An Auckland primary school principal has complained of being cyber-bullied after she cancelled a "pirate day" at the school.
An irate parent blogger took to the internet to rant about Helen Varney, who was appointed principal of Target Road primary last year, accusing her of ruining the school.
But Varney says the anonymous blogger's onslaught amounts to cyber-bullying and she is refusing to budge.
The standoff shows that it's not just children being victimised by online bullying, with school staff becoming targets of threats, malicious gossip and smear campaigns.
Online abuse or threats could soon land offenders with a fine or prison sentence under new anti-cyber-bullying plans announced last week.
"Because it goes out on the internet it reaches more people than it would if they were gossiping in the car park," Varney said.
"I refuse to read it [the blog], just as I refuse to listen to gossip at the school gate."
The blog amounted to cyber-bullying, she said.
"What we tell kids is, if people don't front up to you, they don't matter.
"I'm not going to play with them. I've put my tennis racket down."
Other schools have also had issues with bloggers targeting staff, she said.
"It's someone having a voice.
"Have an opinion by all means, but be honest about it and put your name on it."
The blogger, who did not respond to a request for an interview, refers to herself as a "super mum" and alleges things have turned ugly at the primary school since Varney took over and cancelled "pirate day" where children dress up as pirates and spend a day of singing, dancing and waging battles.
The blogger said children, staff and parents were devastated by the cancellation of the event.
"Those who complained found themselves on the receiving end of the new principal's wrath," she wrote.
"Rumours were abound, staff were miserable, students were being affected, parents were being reported to child protection agencies. It was all starting to get rather ugly."
Varney laughed when told the blogger had complained of the cancellation of pirate day.
A teacher ran the event for a class, but pulled the pin on it last year when she couldn't link it to learning objectives, she said.

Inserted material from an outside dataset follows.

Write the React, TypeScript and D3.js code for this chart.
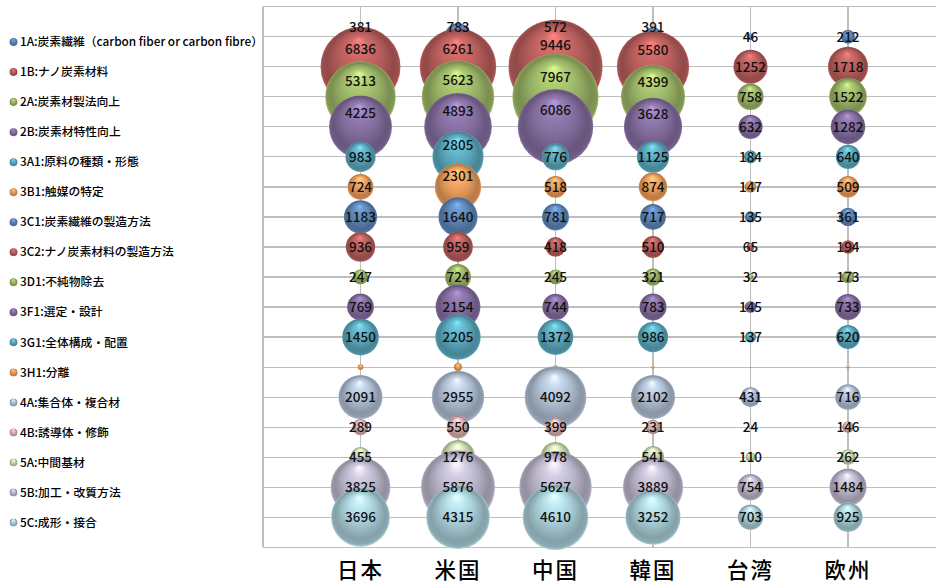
import React from "react";
import * as d3 from "d3";

// Technology categories (one bubble series each), top to bottom
const series = [
  "1A:炭素繊維（carbon fiber or carbon fibre）",
  "1B:ナノ炭素材料",
  "2A:炭素材製法向上",
  "2B:炭素材特性向上",
  "3A1:原料の種類・形態",
  "3B1:触媒の特定",
  "3C1:炭素繊維の製造方法",
  "3C2:ナノ炭素材料の製造方法",
  "3D1:不純物除去",
  "3F1:選定・設計",
  "3G1:全体構成・配置",
  "3H1:分離",
  "4A:集合体・複合材",
  "4B:誘導体・修飾",
  "5A:中間基材",
  "5B:加工・改質方法",
  "5C:成形・接合",
];

// Filing regions along the x axis
const regions = ["日本", "米国", "中国", "韓国", "台湾", "欧州"];

// Counts per series, in region order
const counts: number[][] = [
  [381, 783, 572, 391, 46, 212],
  [6836, 6261, 9446, 5580, 1252, 1718],
  [5313, 5623, 7967, 4399, 758, 1522],
  [4225, 4893, 6086, 3628, 632, 1282],
  [983, 2805, 776, 1125, 184, 640],
  [724, 2301, 518, 874, 147, 509],
  [1183, 1640, 781, 717, 135, 361],
  [936, 959, 418, 510, 65, 194],
  [247, 724, 245, 321, 32, 173],
  [769, 2154, 744, 783, 145, 733],
  [1450, 2205, 1372, 986, 137, 620],
  [35, 70, 20, 12, 3, 12],
  [2091, 2955, 4092, 2102, 431, 716],
  [289, 550, 399, 231, 24, 146],
  [455, 1276, 978, 541, 110, 262],
  [3825, 5876, 5627, 3889, 754, 1484],
  [3696, 4315, 4610, 3252, 703, 925],
];

// Series whose data labels are switched off
const unlabeledSeries = ["3H1:分離"];

const colors = [
  "#4F81BD", "#C0504D", "#9BBB59", "#8064A2", "#4BACC6", "#F79646",
  "#4F81BD", "#C0504D", "#9BBB59", "#8064A2", "#4BACC6", "#F79646",
  "#A5B7D0", "#D6A6A5", "#C2D5A4", "#B5AEC8", "#9DCBD6",
];

const W = 936;
const H = 585;
const plotLeft = 263;
const plotTop = 6.7;
const plotBottom = 547.3;
const nRows = series.length;
// rows of the upper block whose crowded labels are lifted above centre
const liftedRows = 6;

const x = d3.scaleLinear().domain([0, regions.length + 1]).range([plotLeft, 945.5]);
const y = d3.scaleLinear().domain([0, nRows + 1]).range([plotBottom, plotTop]);
const maxCount = d3.max(counts.flat()) as number;
const r = d3.scaleSqrt().domain([0, maxCount]).range([0, 47]);

const rowY = (i: number) => y(nRows - i);
const rowGap = y(1) - y(2);

const numFont = "'Noto Sans CJK JP', 'Noto Sans', sans-serif";

// Glossy sphere shading: specular spot near the top, darker lower body, light rim
function Gradient({ id, color }: { id: string; color: string }) {
  const hsl = d3.hsl(color);
  hsl.s *= 0.78;
  const base = d3.rgb(hsl.formatHex());
  return (
    <radialGradient id={id} cx="0.5" cy="0.5" r="0.5" fx="0.48" fy="0.16">
      <stop offset="0" stopColor={base.brighter(1.0).formatHex()} />
      <stop offset="0.22" stopColor={base.brighter(0.45).formatHex()} />
      <stop offset="0.55" stopColor={base.formatHex()} />
      <stop offset="0.84" stopColor={base.darker(0.6).formatHex()} />
      <stop offset="0.95" stopColor={base.darker(0.45).formatHex()} />
      <stop offset="1" stopColor={base.brighter(0.15).formatHex()} />
    </radialGradient>
  );
}

export default function App() {
  const ticksX = d3.range(1, regions.length + 2);
  const ticksY = d3.range(1, nRows + 1);

  const labelDy = (si: number, ci: number) => {
    const rad = r(counts[si][ci]);
    if (si >= liftedRows || si + 1 >= nRows) return 0;
    const overlap = rad + r(counts[si + 1][ci]) - rowGap;
    return overlap > 10 ? -Math.max(10, 0.45 * rad) : 0;
  };

  return (
    <svg
      width={W}
      height={H}
      style={{ position: "absolute", left: 0, top: 0, background: "#fff" }}
    >
      <defs>
        {colors.map((c, i) => (
          <Gradient key={i} id={`g${i}`} color={c} />
        ))}
      </defs>

      {/* gridlines and plot frame */}
      <g stroke="#BEBEBE" strokeWidth={1.2} shapeRendering="crispEdges">
        {ticksY.map((t) => (
          <line key={`h${t}`} x1={plotLeft} x2={W} y1={y(t)} y2={y(t)} />
        ))}
        {ticksX.map((t) => (
          <line key={`v${t}`} x1={x(t)} x2={x(t)} y1={plotTop} y2={plotBottom} />
        ))}
        <line x1={plotLeft} x2={W} y1={plotTop} y2={plotTop} />
        <line x1={plotLeft} x2={W} y1={plotBottom} y2={plotBottom} />
        <line x1={plotLeft} x2={plotLeft} y1={plotTop} y2={plotBottom} />
      </g>

      {/* bubbles, later series drawn over earlier ones */}
      {counts.map((row, si) => (
        <g key={`s${si}`}>
          {row.map((v, ci) => (
            <circle
              key={ci}
              cx={x(ci + 1)}
              cy={rowY(si)}
              r={r(v)}
              fill={`url(#g${si})`}
            />
          ))}
        </g>
      ))}

      {/* data labels */}
      <g fontFamily={numFont} fontSize={13.5} fontWeight={500} fill="#111" textAnchor="middle">
        {counts.map((row, si) =>
          unlabeledSeries.includes(series[si])
            ? null
            : row.map((v, ci) => (
                <text
                  key={`t${si}-${ci}`}
                  x={x(ci + 1)}
                  y={rowY(si) + labelDy(si, ci)}
                  dy="0.36em"
                >
                  {v}
                </text>
              ))
        )}
      </g>

      {/* category axis labels */}
      <g
        fontFamily="'Noto Sans CJK JP', sans-serif"
        fontSize={21.5}
        fontWeight={500}
        fill="#000"
        textAnchor="middle"
      >
        {regions.map((name, i) => (
          <text key={name} x={x(i + 1)} y={577.5} letterSpacing={2}>
            {name}
          </text>
        ))}
      </g>

      {/* legend */}
      <g
        fontFamily="'Noto Sans CJK JP', sans-serif"
        fontSize={11.8}
        fontWeight={500}
        fill="#000"
      >
        {series.map((name, i) => (
          <g key={name} transform={`translate(0, ${rowY(i) + 5.3})`}>
            <circle cx={13.5} cy={0} r={4} fill={`url(#g${i})`} />
            <text x={20} y={0} dy="0.35em">
              {name}
            </text>
          </g>
        ))}
      </g>
    </svg>
  );
}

Secondary Principals' Association president Tom Parsons said it was only a matter of time before an anonymous online bully was unmasked.
"They're gutless and limited in intellect if they think they can do it and be anonymous.
"It's not anonymous.
"Sooner or later it comes out and now there will be a heavy penalty for this."
Cyber-bullies could be sent to jail for up to three years under government proposals aimed at protecting victims of online bullying.
It would make it an offence to send messages and post material online that was grossly offensive, indecent, obscene, menacing or knowingly false.